I was a day overdue and highly irritable when I heard the MTV/MBC station had been attacked by “armed civilians”. Interesting when you think that there are “armed” civilians walking the streets of Sri Lanka. I have been there and have fond memories, and it saddened me to think that it was vandalised or attacked, whichever word is more appropriate. While I was thankful that no one was hurt, I was angry, and the progesterone coursing through my system added fuel to the fire. I raged on about it to my poor Hubby and my Mother who is visiting to help us with the baby.
Not sure if it was the injustice against private news organisations in Sri Lanka, or MTV in particular, or perhaps it was the obstetrician working her magic on my cervix, I went into labour that night, while still ranting about how nothing would be done about the attack and how could civilians get their hands on arms without the support of some one or some people with more authority, and in Sri Lanka’s case “power”. Authority and power are not to be mixed up, not in Sri Lanka, not in the current climes.
So I went into labour as I was saying (that is a story for another time), and our boy arrived the next day. I completely forgot about the attack, which is rather unusual for me, but I would say, something like childbirth might do that to a woman’s brain. Anyway, we had been home a couple of days, and I was just beginning to feel my numb bottom and praying desperately for some sleep when Hubby asked me if I knew the editor of the Sunday Leader. I knew it had to be bad news. Why would he ask me about someone he knew nothing about, journalists from Sri Lanka don’t win the Pulitzer, they just get killed, that is recognition of quality work. The hormones still raging through me, I did not take this news well.

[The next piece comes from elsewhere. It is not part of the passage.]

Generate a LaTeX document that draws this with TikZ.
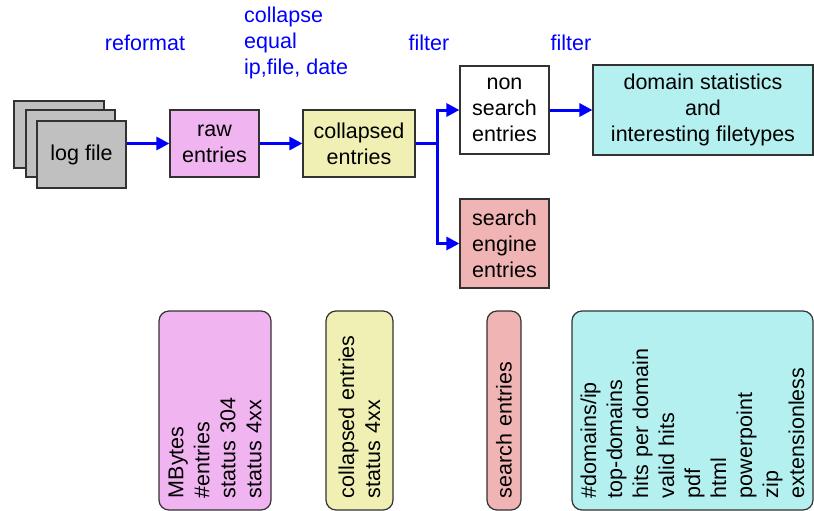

What the hell is going on in Sri Lanka? I tried to live in denial for the longest time by avoiding any news coming out of the country. And now…weeks later, the government is surging into the north and east and the LTTE are flying into the city bombing or crashing into buildings, whatever it may be and my son is growing, I am recovering, but my head is full of nasty memories associated with the birth of my child. I am confused, not sure what to think. I always wanted to take my offspring to Sri Lanka, a beautiful country with beautiful people…I don’t think there will be much for him to see. There certainly will be few nice people left for him to meet. They are all leaving the country, or worse still dying!